Data items
○ ○ ○ ○ ○

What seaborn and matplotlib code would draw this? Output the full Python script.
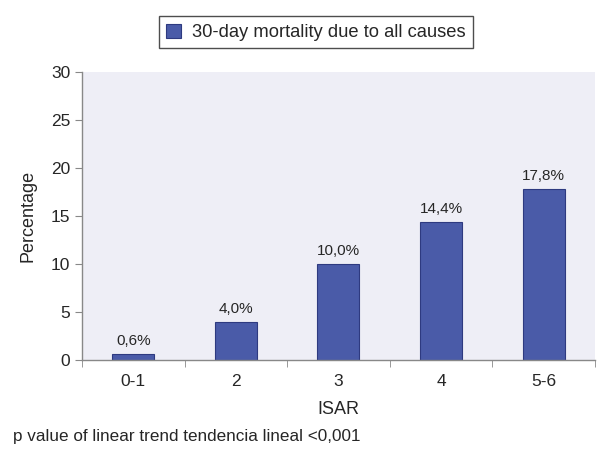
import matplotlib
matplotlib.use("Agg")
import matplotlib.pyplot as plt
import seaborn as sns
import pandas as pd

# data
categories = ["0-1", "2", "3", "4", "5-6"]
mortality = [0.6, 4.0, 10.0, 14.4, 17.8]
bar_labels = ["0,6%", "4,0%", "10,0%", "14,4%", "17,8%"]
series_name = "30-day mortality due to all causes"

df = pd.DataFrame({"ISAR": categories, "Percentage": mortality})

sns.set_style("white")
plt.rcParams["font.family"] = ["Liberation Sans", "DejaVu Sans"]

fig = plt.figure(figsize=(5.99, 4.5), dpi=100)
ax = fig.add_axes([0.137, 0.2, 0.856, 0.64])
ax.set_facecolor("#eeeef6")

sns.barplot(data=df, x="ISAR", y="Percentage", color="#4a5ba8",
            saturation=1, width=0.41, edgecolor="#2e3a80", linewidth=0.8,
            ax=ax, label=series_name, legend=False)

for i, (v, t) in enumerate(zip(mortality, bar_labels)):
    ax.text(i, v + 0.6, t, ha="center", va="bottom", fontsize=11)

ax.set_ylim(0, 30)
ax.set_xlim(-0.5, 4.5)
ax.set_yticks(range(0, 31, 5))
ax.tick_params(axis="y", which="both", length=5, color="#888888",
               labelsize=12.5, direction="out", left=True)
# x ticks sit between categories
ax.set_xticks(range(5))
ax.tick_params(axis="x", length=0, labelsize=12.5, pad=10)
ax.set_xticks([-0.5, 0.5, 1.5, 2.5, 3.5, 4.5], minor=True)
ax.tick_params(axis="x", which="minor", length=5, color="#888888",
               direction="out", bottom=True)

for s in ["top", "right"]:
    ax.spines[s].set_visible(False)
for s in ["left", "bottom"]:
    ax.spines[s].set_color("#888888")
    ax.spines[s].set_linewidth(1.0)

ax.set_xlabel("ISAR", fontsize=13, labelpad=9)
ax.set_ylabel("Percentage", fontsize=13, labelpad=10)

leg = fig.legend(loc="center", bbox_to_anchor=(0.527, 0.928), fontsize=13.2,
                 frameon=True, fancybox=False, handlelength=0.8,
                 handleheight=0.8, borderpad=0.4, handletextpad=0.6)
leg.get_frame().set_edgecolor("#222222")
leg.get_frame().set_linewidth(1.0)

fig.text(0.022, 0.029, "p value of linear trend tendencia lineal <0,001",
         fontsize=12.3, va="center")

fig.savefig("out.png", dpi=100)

○ ○ ○ ○ ○

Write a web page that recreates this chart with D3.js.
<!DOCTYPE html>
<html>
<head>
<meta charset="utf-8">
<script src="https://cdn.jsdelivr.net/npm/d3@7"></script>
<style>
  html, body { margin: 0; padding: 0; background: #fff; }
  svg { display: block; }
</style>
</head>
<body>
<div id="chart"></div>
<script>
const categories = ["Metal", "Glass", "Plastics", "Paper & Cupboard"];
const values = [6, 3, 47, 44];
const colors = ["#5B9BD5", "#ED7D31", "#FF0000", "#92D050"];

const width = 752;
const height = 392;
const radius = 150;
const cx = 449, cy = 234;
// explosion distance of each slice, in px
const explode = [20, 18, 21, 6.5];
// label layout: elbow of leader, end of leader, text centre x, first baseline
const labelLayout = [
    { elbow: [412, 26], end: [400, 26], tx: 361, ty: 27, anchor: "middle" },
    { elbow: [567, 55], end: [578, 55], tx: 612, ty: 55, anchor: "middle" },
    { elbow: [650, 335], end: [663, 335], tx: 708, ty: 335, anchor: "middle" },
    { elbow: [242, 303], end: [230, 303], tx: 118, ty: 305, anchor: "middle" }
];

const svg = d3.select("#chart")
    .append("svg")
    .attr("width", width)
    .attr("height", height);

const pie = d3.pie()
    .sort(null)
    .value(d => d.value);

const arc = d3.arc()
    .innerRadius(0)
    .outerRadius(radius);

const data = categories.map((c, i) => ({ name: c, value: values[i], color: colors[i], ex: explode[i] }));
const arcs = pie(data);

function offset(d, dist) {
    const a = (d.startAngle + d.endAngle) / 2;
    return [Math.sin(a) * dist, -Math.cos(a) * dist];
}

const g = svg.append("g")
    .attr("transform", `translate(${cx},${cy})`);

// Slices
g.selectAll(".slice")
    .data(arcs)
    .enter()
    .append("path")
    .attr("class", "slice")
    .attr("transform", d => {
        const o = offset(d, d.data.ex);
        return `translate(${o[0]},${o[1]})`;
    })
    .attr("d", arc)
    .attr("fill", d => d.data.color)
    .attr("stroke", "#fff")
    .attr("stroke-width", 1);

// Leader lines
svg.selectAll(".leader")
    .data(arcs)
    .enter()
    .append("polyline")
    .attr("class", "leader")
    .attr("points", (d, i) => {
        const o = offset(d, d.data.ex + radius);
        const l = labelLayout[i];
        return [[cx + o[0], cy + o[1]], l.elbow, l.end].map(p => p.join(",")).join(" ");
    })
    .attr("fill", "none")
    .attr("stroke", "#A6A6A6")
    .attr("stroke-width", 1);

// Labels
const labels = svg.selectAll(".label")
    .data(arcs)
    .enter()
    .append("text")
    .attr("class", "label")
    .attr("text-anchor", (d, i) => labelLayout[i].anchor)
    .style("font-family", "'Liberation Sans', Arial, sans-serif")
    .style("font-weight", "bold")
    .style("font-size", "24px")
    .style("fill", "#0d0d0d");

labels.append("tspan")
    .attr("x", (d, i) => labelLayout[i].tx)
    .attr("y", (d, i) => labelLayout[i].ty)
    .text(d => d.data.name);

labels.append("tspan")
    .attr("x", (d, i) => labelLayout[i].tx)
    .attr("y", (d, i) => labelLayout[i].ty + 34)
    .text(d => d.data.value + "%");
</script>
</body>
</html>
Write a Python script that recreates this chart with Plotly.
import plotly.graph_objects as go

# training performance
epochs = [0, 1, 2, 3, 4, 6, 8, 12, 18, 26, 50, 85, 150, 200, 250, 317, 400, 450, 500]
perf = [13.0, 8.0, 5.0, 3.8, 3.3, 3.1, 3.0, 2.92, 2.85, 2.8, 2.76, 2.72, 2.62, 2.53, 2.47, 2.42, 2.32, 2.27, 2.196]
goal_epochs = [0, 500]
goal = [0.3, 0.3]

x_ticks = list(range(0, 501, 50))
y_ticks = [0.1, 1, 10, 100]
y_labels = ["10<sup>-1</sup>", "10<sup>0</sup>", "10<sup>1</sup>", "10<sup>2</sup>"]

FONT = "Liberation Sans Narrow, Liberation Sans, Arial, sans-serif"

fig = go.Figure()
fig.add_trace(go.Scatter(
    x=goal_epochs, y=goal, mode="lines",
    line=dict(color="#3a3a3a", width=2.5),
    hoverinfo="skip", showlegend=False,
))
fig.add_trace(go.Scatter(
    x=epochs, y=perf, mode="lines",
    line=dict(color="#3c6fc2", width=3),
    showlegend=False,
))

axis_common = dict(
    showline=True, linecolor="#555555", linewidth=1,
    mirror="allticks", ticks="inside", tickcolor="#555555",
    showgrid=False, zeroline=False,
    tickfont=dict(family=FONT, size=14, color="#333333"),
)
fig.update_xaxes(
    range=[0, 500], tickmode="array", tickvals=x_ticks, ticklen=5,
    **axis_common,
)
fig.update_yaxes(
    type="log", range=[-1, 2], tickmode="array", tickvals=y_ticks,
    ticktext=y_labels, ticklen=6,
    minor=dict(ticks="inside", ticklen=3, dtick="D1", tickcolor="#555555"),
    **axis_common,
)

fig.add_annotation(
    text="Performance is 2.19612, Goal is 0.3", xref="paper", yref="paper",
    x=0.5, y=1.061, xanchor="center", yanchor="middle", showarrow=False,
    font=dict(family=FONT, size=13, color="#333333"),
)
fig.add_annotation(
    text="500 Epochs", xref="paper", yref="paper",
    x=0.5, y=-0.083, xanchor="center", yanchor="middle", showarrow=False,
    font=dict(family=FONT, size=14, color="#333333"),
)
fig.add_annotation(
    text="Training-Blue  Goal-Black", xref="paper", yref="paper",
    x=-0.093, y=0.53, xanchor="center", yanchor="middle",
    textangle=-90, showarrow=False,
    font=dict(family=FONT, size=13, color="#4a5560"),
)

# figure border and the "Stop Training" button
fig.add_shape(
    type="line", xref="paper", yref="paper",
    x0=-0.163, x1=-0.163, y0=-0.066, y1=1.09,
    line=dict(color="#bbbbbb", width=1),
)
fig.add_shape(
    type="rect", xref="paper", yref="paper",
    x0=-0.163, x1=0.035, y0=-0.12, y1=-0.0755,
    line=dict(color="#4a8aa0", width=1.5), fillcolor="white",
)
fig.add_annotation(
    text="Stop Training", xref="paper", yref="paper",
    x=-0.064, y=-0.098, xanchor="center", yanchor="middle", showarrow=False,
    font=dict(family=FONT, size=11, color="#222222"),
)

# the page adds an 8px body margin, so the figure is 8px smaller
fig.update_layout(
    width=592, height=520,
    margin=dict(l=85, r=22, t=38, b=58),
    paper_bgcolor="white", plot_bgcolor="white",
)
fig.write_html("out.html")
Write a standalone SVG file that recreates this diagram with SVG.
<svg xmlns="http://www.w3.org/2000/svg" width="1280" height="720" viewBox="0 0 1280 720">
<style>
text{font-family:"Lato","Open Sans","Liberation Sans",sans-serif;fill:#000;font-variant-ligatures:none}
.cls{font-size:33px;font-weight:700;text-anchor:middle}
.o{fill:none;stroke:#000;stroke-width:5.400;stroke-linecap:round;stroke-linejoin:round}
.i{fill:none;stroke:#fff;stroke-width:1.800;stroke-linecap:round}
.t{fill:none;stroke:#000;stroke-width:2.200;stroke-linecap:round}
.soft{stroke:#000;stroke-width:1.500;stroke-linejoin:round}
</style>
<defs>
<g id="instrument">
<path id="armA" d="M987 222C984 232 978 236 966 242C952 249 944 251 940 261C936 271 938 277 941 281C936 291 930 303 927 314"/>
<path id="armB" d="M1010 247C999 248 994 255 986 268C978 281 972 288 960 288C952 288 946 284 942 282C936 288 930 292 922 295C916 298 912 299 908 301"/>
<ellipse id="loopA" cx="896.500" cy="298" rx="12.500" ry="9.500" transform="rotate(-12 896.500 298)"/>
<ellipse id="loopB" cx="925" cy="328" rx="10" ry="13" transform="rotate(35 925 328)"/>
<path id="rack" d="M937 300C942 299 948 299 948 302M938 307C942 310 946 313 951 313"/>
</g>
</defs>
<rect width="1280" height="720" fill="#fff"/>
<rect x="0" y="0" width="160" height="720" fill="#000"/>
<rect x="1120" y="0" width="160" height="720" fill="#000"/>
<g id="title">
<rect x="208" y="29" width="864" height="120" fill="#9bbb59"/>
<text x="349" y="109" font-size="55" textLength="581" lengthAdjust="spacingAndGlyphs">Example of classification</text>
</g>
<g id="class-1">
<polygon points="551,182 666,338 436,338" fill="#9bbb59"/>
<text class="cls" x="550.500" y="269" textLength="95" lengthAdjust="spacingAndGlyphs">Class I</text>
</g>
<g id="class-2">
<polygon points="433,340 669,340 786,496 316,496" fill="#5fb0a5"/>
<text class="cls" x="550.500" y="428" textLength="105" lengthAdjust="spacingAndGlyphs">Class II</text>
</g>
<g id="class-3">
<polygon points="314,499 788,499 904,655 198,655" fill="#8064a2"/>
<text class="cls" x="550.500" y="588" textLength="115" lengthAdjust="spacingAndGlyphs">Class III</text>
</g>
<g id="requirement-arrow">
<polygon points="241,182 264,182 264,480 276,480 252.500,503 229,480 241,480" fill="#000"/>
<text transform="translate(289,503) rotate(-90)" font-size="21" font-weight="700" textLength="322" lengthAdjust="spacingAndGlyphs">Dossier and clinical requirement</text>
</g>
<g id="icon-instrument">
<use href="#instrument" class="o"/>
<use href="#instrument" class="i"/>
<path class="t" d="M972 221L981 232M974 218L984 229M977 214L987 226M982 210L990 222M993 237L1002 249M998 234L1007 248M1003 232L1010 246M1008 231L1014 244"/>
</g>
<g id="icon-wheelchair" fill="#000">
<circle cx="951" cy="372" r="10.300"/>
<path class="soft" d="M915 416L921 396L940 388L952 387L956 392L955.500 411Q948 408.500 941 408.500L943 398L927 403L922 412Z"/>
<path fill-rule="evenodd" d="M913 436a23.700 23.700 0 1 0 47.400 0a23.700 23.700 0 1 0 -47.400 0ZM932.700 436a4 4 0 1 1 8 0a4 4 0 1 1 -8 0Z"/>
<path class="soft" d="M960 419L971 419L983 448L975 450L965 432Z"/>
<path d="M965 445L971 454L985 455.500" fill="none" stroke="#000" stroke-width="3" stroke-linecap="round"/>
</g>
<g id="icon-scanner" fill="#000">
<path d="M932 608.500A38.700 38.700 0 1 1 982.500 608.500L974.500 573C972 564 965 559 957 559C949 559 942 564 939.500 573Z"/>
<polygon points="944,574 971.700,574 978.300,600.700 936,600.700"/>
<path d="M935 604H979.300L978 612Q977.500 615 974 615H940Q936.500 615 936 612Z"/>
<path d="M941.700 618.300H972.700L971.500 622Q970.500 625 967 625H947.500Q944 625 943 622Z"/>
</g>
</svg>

○ ○ ○ ○ ○

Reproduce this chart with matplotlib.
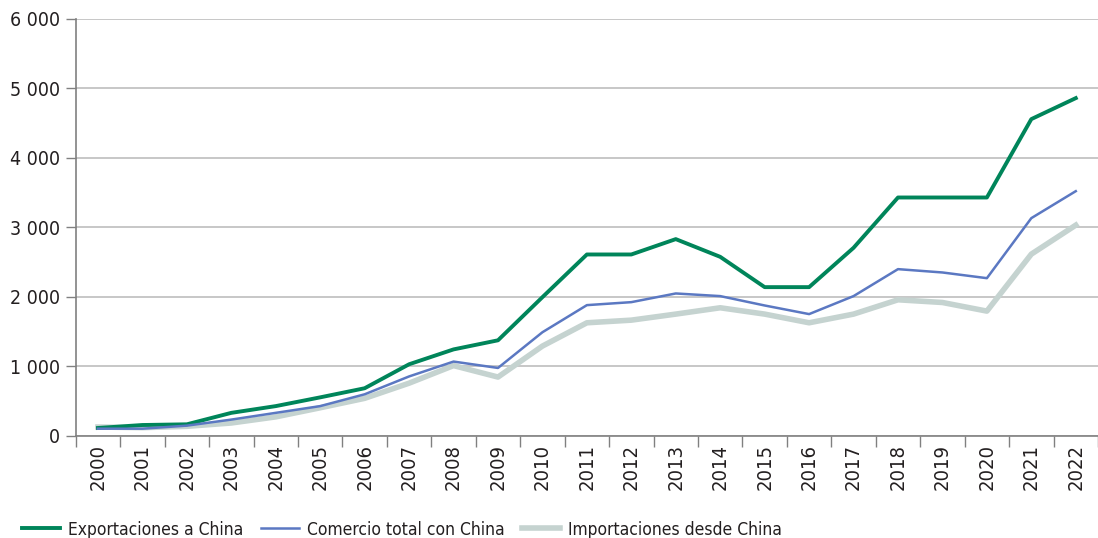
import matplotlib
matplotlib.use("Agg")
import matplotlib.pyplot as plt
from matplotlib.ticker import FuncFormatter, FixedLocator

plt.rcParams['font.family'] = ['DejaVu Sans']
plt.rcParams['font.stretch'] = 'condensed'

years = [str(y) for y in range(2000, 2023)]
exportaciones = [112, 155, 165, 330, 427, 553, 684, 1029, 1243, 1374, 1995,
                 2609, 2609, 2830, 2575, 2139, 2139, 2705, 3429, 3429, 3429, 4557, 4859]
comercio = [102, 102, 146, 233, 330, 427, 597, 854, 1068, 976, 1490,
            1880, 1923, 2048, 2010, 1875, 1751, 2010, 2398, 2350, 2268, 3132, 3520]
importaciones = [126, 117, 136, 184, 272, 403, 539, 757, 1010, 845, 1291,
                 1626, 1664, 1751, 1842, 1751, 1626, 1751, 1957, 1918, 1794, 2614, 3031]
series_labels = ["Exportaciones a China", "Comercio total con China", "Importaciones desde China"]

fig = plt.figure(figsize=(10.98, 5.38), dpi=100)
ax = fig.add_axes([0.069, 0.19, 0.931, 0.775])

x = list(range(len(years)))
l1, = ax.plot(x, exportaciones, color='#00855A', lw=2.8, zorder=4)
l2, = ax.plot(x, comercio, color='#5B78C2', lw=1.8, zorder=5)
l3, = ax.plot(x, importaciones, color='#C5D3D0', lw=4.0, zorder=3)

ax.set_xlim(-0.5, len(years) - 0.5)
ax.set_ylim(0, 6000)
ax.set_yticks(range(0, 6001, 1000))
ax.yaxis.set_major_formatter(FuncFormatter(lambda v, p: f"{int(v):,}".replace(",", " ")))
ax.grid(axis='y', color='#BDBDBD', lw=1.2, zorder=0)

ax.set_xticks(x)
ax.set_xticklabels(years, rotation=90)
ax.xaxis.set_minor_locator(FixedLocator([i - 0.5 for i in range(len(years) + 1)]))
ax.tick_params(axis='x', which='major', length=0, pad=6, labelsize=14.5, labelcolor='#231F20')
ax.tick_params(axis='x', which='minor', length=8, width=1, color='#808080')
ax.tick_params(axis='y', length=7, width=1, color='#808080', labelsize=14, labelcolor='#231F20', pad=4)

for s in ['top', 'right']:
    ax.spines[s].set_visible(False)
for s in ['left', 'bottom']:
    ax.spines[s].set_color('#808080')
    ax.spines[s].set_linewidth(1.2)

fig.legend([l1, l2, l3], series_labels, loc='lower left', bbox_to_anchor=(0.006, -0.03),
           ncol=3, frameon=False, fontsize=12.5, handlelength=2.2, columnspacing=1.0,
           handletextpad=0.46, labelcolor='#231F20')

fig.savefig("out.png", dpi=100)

○ ○ ○ ○ ○

▶ _Task description_
Take out nothing but the lines from the one containing "Reproduce this chart with matplotlib." to the one containing "plt.rcParams['font.stretch'] = 'condensed'", inclusive, retyped exactly. Drop the pictures.

▶ _Answer to this exercise_
Reproduce this chart with matplotlib.
import matplotlib
matplotlib.use("Agg")
import matplotlib.pyplot as plt
from matplotlib.ticker import FuncFormatter, FixedLocator

plt.rcParams['font.family'] = ['DejaVu Sans']
plt.rcParams['font.stretch'] = 'condensed'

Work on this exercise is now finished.